With ten minutes still to kill I considered going to the Pennyfeather Café above the bookshop and eyeballing the other patrons over my cup of tea, trying to psyche my way onto the bookshelves. Instead I went into the new Fig Tree cafe further down High Street, installed myself at a window overlooking the street and waited to be served.

Fifteen minutes later I gave up on the Fig Tree waitress (maybe she was on her teabreak?) and headed back to the bookshop in a nervous and sweaty state. The buyer, a very nice lady named Yvonne, was working away behind the query desk and I coughed nervously to introduce myself.


Now, let me slip into something more comfortable (present tense) to relate what went on.


I launch into my spiel. 'Well, I was one of the twenty-two authors of the Original Sins anthology, and I've completed The Baptist which was my novel excerpt in that anthology. Here!'
I thrust a paperback copy of The Baptist at Yvonne.

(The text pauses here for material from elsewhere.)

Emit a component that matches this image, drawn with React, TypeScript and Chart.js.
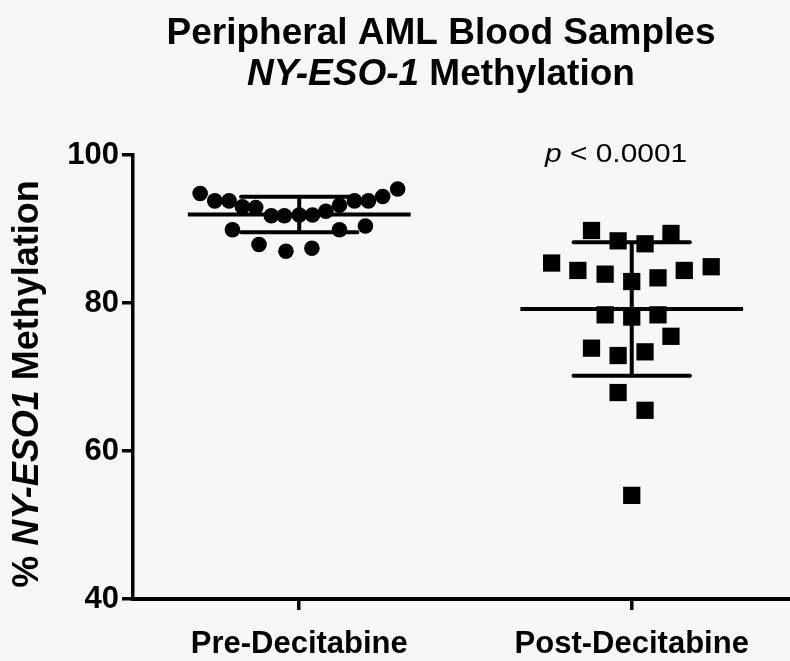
import { useEffect, useRef } from 'react';
import { Chart, registerables } from 'chart.js';

Chart.register(...registerables);

// Group labels and y-axis ticks
const groups = ['Pre-Decitabine', 'Post-Decitabine'];
const yTicks = [40, 60, 80, 100];

// % NY-ESO-1 methylation per sample
const preValues = [94.8, 93.8, 93.8, 93.0, 92.9, 91.8, 91.8, 91.9, 91.9, 92.4, 93.2, 93.8, 93.8, 94.4, 95.4, 89.9, 87.9, 87.0, 87.4, 89.9, 90.4];
const postValues = [89.8, 88.4, 88.0, 89.4, 85.4, 84.4, 83.9, 82.9, 83.4, 84.4, 84.9, 78.4, 78.1, 78.4, 73.9, 72.9, 73.4, 75.5, 67.9, 65.5, 54.0];

// Horizontal scatter spread of each sample around its group
const preJitter = [-0.298, -0.254, -0.211, -0.171, -0.131, -0.084, -0.045, 0, 0.04, 0.08, 0.121, 0.166, 0.208, 0.251, 0.296, -0.201, -0.121, -0.04, 0.038, 0.121, 0.199];
const postJitter = [-0.121, -0.041, 0.04, 0.118, -0.241, -0.162, -0.08, 0, 0.079, 0.158, 0.239, -0.08, 0, 0.079, -0.121, -0.041, 0.04, 0.118, -0.041, 0.04, 0];

const pValueText = '< 0.0001';

const FONT = '"Liberation Sans", Arial, Helvetica, sans-serif';

const mean = (a: number[]) => a.reduce((s, v) => s + v, 0) / a.length;
const sd = (a: number[]) => {
  const m = mean(a);
  return Math.sqrt(a.reduce((s, v) => s + (v - m) * (v - m), 0) / (a.length - 1));
};

type Run = { text: string; font: string };

function drawRuns(ctx: CanvasRenderingContext2D, runs: Run[], x: number, y: number, align: 'center' | 'left', scaleX = 1) {
  let total = 0;
  const widths = runs.map((r) => {
    ctx.font = r.font;
    const w = ctx.measureText(r.text).width;
    total += w;
    return w;
  });
  ctx.save();
  ctx.translate(x, y);
  ctx.scale(scaleX, 1);
  let cx = align === 'center' ? -total / 2 : 0;
  ctx.textAlign = 'left';
  ctx.textBaseline = 'alphabetic';
  runs.forEach((r, i) => {
    ctx.font = r.font;
    ctx.fillText(r.text, cx, 0);
    cx += widths[i];
  });
  ctx.restore();
}

const backgroundPlugin = {
  id: 'paper',
  beforeDraw(chart: any) {
    const { ctx, width, height } = chart;
    ctx.save();
    ctx.fillStyle = '#f7f7f7';
    ctx.fillRect(0, 0, width, height);
    ctx.restore();
  },
};

// Mean line with ±SD whiskers for each group
const meanSdPlugin = {
  id: 'meanSd',
  afterDatasetsDraw(chart: any) {
    const { ctx } = chart;
    const x = chart.scales.x;
    const y = chart.scales.y;
    const sets = [preValues, postValues];
    ctx.save();
    ctx.strokeStyle = '#000';
    ctx.lineWidth = 4;
    sets.forEach((vals, i) => {
      const c = i + 1;
      const m = mean(vals);
      const s = sd(vals);
      const xc = x.getPixelForValue(c);
      const ym = y.getPixelForValue(m);
      const yt = y.getPixelForValue(m + s);
      const yb = y.getPixelForValue(m - s);
      ctx.lineCap = 'butt';
      ctx.beginPath();
      ctx.moveTo(x.getPixelForValue(c - 0.335), ym);
      ctx.lineTo(x.getPixelForValue(c + 0.335), ym);
      ctx.moveTo(xc, yt);
      ctx.lineTo(xc, yb);
      ctx.stroke();
      ctx.lineCap = 'round';
      ctx.beginPath();
      ctx.moveTo(x.getPixelForValue(c - 0.175), yt);
      ctx.lineTo(x.getPixelForValue(c + 0.175), yt);
      ctx.moveTo(x.getPixelForValue(c - 0.175), yb);
      ctx.lineTo(x.getPixelForValue(c + 0.175), yb);
      ctx.stroke();
    });
    ctx.restore();
  },
};

// Titles and annotation with mixed italic runs
const textPlugin = {
  id: 'texts',
  afterDraw(chart: any) {
    const { ctx } = chart;
    ctx.save();
    ctx.fillStyle = '#000';
    drawRuns(ctx, [{ text: 'Peripheral AML Blood Samples', font: `bold 37px ${FONT}` }], 441, 44, 'center');
    drawRuns(
      ctx,
      [
        { text: 'NY-ESO-1', font: `italic bold 37px ${FONT}` },
        { text: ' Methylation', font: `bold 37px ${FONT}` },
      ],
      441,
      85,
      'center'
    );
    ctx.save();
    ctx.translate(38, 384);
    ctx.rotate(-Math.PI / 2);
    drawRuns(
      ctx,
      [
        { text: '% ', font: `bold 36px ${FONT}` },
        { text: 'NY-ESO1', font: `italic bold 36px ${FONT}` },
        { text: ' Methylation', font: `bold 36px ${FONT}` },
      ],
      0,
      0,
      'center'
    );
    ctx.restore();
    drawRuns(
      ctx,
      [
        { text: 'p', font: `italic 26px ${FONT}` },
        { text: ' ' + pValueText, font: `26px ${FONT}` },
      ],
      545,
      162,
      'left',
      1.15
    );
    ctx.restore();
  },
};

export default function App() {
  const canvasRef = useRef<HTMLCanvasElement | null>(null);

  useEffect(() => {
    if (!canvasRef.current) return;
    const chart = new Chart(canvasRef.current, {
      type: 'scatter',
      data: {
        datasets: [
          {
            label: groups[0],
            data: preValues.map((v, i) => ({ x: 1 + preJitter[i], y: v })),
            pointStyle: 'circle',
            pointRadius: 7.8,
            pointBackgroundColor: '#000',
            pointBorderColor: '#000',
            pointBorderWidth: 0,
          },
          {
            label: groups[1],
            data: postValues.map((v, i) => ({ x: 2 + postJitter[i], y: v })),
            pointStyle: 'rect',
            pointRadius: 12.2,
            pointBackgroundColor: '#000',
            pointBorderColor: '#000',
            pointBorderWidth: 0,
          },
        ],
      },
      options: {
        responsive: false,
        animation: false,
        layout: { autoPadding: false, padding: { top: 155, left: 0, right: 0, bottom: 0 } },
        plugins: {
          legend: { display: false },
          title: { display: false },
          tooltip: { enabled: false },
        },
        scales: {
          x: {
            type: 'linear',
            min: 0.5,
            max: 2.476,
            afterFit: (scale: any) => {
              scale.height = 62;
            },
            afterBuildTicks: (scale: any) => {
              scale.ticks = groups.map((_, i) => ({ value: i + 1 }));
            },
            ticks: {
              callback: (v: any) => groups[Math.round(Number(v)) - 1] ?? '',
              color: '#000',
              font: { family: FONT, size: 31, weight: 'bold' },
              padding: 16,
              maxRotation: 0,
              autoSkip: false,
            },
            grid: {
              drawOnChartArea: false,
              drawTicks: true,
              tickLength: 11,
              color: '#000',
              lineWidth: 3.5,
            },
            border: { display: true, color: '#000', width: 4 },
          },
          y: {
            type: 'linear',
            min: 40,
            max: 100,
            afterFit: (scale: any) => {
              scale.width = 133;
            },
            afterBuildTicks: (scale: any) => {
              scale.ticks = yTicks.map((v) => ({ value: v }));
            },
            ticks: {
              color: '#000',
              font: { family: FONT, size: 31, weight: 'bold' },
              padding: 3,
            },
            grid: {
              drawOnChartArea: false,
              drawTicks: true,
              tickLength: 11,
              color: '#000',
              lineWidth: 3.5,
            },
            border: { display: true, color: '#000', width: 3.5 },
          },
        },
      },
      plugins: [backgroundPlugin, meanSdPlugin, textPlugin],
    });
    return () => chart.destroy();
  }, []);

  return (
    <div style={{ position: 'absolute', left: 0, top: 0, width: 790, height: 661 }}>
      <canvas ref={canvasRef} width={790} height={661} style={{ display: 'block' }} />
    </div>
  );
}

'Of course that was my real name and this is under my pen name. And I have this one as well!'
I thrust a copy of Peril at the overwhelmed Yvonne.

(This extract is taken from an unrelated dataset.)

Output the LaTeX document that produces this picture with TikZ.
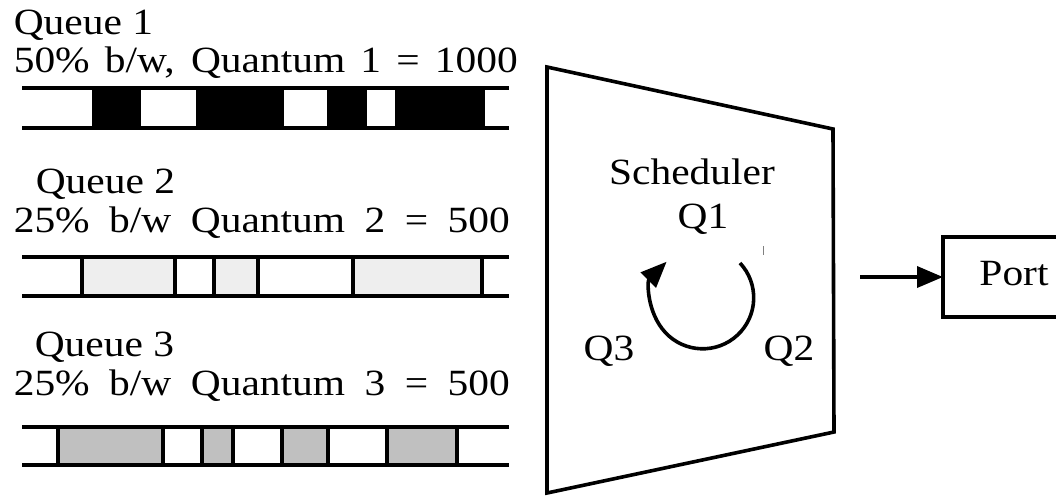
\documentclass[tikz,border=0pt]{standalone}
\usepackage{fontspec}
\setmainfont{Liberation Serif}[FakeStretch=1.12]
\usetikzlibrary{arrows.meta}
\definecolor{slotLight}{HTML}{EEEEEE}
\definecolor{slotGrey}{HTML}{C0C0C0}

\begin{document}
\begin{tikzpicture}[x=0.5pt,y=-0.5pt,line width=1.8pt,>={Triangle[length=13pt,width=10.5pt]},
    lbl/.style={inner sep=0pt,anchor=base west,font=\fontsize{18.5}{22}\selectfont},
    ctr/.style={lbl,anchor=base}]
    \useasboundingbox (0,0) rectangle (1056,495);
    % queue 1
    \node[lbl] (q1) at (12,34) {Queue 1};
    \node[lbl] (q1bw) at (12,72) {\makebox[252pt][s]{50\% b/w, Quantum 1 = 1000}};
    \foreach \a/\b in {92/141,196/284,327/367,395/485}
      \fill (\a,88) rectangle (\b,128);
    \draw (22,88)--(509,88) (22,128)--(509,128);
    % queue 2
    \node[lbl] (q2) at (34,193) {Queue 2};
    \node[lbl] (q2bw) at (12,232) {\makebox[248pt][s]{25\% b/w Quantum 2 = 500}};
    \foreach \a/\b in {82/175,214/258,353/482}
      \draw[fill=slotLight] (\a,257) rectangle (\b,296);
    \draw (22,257)--(509,257) (22,296)--(509,296);
    % queue 3
    \node[lbl] (q3) at (33,356) {Queue 3};
    \node[lbl] (q3bw) at (12,395) {\makebox[248pt][s]{25\% b/w Quantum 3 = 500}};
    \foreach \a/\b in {58/163,202/233,282/328,387/457}
      \draw[fill=slotGrey] (\a,427) rectangle (\b,465);
    \draw (22,427)--(509,427) (22,465)--(509,465);
    % scheduler
    \draw (547,67)--(833,129)--(834,432)--(547,493)--cycle;
    \node[ctr] (sched) at (692,184) {Scheduler};
    \node[ctr] (sq1) at (703,228) {Q1};
    \node[ctr] (sq3) at (609,360) {Q3};
    \node[ctr] (sq2) at (789,360) {Q2};
    \draw[->] (740,263) arc[start angle=-43,end angle=225,radius=51];
    \draw[gray,line width=0.5pt] (763,246)--(763,255);
    % output port, open at the right border
    \node[ctr] (port) at (1014,285) {Port};
    \coordinate (pnw) at (943,237);
    \coordinate (psw) at (943,317);
    \draw (1056,237) -- (pnw) -- (psw) -- (1056,317);
    \coordinate (sout) at (860,277);
    \draw[->] (sout)--(943,277);
\end{tikzpicture}
\end{document}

'The cover's a bit Wallander but it's not a Nordic crime thriller. It's based in Dublin, Bagenalstown and Kilkenny. It is crime fiction, though, with a touch of romance and naughty bits. The Baptist is local, too. With serial murder, romance, insanity and naughty bits.'

'Oh, local interest, very good,' Yvonne manages to interject. Helpful as I need oxygen, my face is red and things are feeling like one of those tough karate sparring sessions where I nearly pass out.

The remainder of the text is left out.